* _Problem to work on_
Copy the material that follows word for word and omit its pictures.

* _Data shown_
· · · ·

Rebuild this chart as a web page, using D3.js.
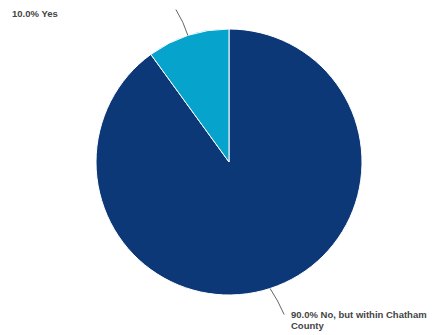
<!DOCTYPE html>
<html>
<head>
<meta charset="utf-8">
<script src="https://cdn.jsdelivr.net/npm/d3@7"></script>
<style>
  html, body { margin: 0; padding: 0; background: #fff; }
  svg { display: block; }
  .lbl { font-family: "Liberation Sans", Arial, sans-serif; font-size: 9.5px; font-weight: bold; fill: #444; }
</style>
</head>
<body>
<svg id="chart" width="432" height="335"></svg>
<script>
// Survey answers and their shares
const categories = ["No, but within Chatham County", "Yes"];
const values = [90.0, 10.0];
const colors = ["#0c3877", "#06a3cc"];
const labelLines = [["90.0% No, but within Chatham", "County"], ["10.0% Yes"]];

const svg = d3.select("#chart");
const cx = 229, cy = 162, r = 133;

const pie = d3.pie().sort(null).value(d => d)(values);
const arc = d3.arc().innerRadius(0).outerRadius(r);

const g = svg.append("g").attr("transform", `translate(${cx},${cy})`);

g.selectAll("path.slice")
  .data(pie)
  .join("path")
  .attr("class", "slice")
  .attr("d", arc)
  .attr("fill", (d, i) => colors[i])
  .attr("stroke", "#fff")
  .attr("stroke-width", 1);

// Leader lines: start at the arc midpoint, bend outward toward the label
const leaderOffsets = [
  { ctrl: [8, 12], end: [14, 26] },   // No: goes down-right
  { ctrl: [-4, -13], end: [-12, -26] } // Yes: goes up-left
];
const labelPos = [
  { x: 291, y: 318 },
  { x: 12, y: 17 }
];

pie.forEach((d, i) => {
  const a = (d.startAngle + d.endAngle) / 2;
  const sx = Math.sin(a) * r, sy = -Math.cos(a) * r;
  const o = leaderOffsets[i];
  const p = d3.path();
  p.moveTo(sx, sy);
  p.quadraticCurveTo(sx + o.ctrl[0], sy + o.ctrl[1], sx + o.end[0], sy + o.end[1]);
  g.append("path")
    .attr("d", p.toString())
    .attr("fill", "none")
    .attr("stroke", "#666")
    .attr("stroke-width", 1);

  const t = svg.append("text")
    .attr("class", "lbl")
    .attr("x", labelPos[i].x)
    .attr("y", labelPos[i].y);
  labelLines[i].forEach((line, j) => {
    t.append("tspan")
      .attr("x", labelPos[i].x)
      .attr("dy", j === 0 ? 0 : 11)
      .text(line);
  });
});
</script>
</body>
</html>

· · · ·

* _Complete output_
Rebuild this chart as a web page, using D3.js.
<!DOCTYPE html>
<html>
<head>
<meta charset="utf-8">
<script src="https://cdn.jsdelivr.net/npm/d3@7"></script>
<style>
  html, body { margin: 0; padding: 0; background: #fff; }
  svg { display: block; }
  .lbl { font-family: "Liberation Sans", Arial, sans-serif; font-size: 9.5px; font-weight: bold; fill: #444; }
</style>
</head>
<body>
<svg id="chart" width="432" height="335"></svg>
<script>
// Survey answers and their shares
const categories = ["No, but within Chatham County", "Yes"];
const values = [90.0, 10.0];
const colors = ["#0c3877", "#06a3cc"];
const labelLines = [["90.0% No, but within Chatham", "County"], ["10.0% Yes"]];

const svg = d3.select("#chart");
const cx = 229, cy = 162, r = 133;

const pie = d3.pie().sort(null).value(d => d)(values);
const arc = d3.arc().innerRadius(0).outerRadius(r);

const g = svg.append("g").attr("transform", `translate(${cx},${cy})`);

g.selectAll("path.slice")
  .data(pie)
  .join("path")
  .attr("class", "slice")
  .attr("d", arc)
  .attr("fill", (d, i) => colors[i])
  .attr("stroke", "#fff")
  .attr("stroke-width", 1);

// Leader lines: start at the arc midpoint, bend outward toward the label
const leaderOffsets = [
  { ctrl: [8, 12], end: [14, 26] },   // No: goes down-right
  { ctrl: [-4, -13], end: [-12, -26] } // Yes: goes up-left
];
const labelPos = [
  { x: 291, y: 318 },
  { x: 12, y: 17 }
];

pie.forEach((d, i) => {
  const a = (d.startAngle + d.endAngle) / 2;
  const sx = Math.sin(a) * r, sy = -Math.cos(a) * r;
  const o = leaderOffsets[i];
  const p = d3.path();
  p.moveTo(sx, sy);
  p.quadraticCurveTo(sx + o.ctrl[0], sy + o.ctrl[1], sx + o.end[0], sy + o.end[1]);
  g.append("path")
    .attr("d", p.toString())
    .attr("fill", "none")
    .attr("stroke", "#666")
    .attr("stroke-width", 1);

  const t = svg.append("text")
    .attr("class", "lbl")
    .attr("x", labelPos[i].x)
    .attr("y", labelPos[i].y);
  labelLines[i].forEach((line, j) => {
    t.append("tspan")
      .attr("x", labelPos[i].x)
      .attr("dy", j === 0 ? 0 : 11)
      .text(line);
  });
});
</script>
</body>
</html>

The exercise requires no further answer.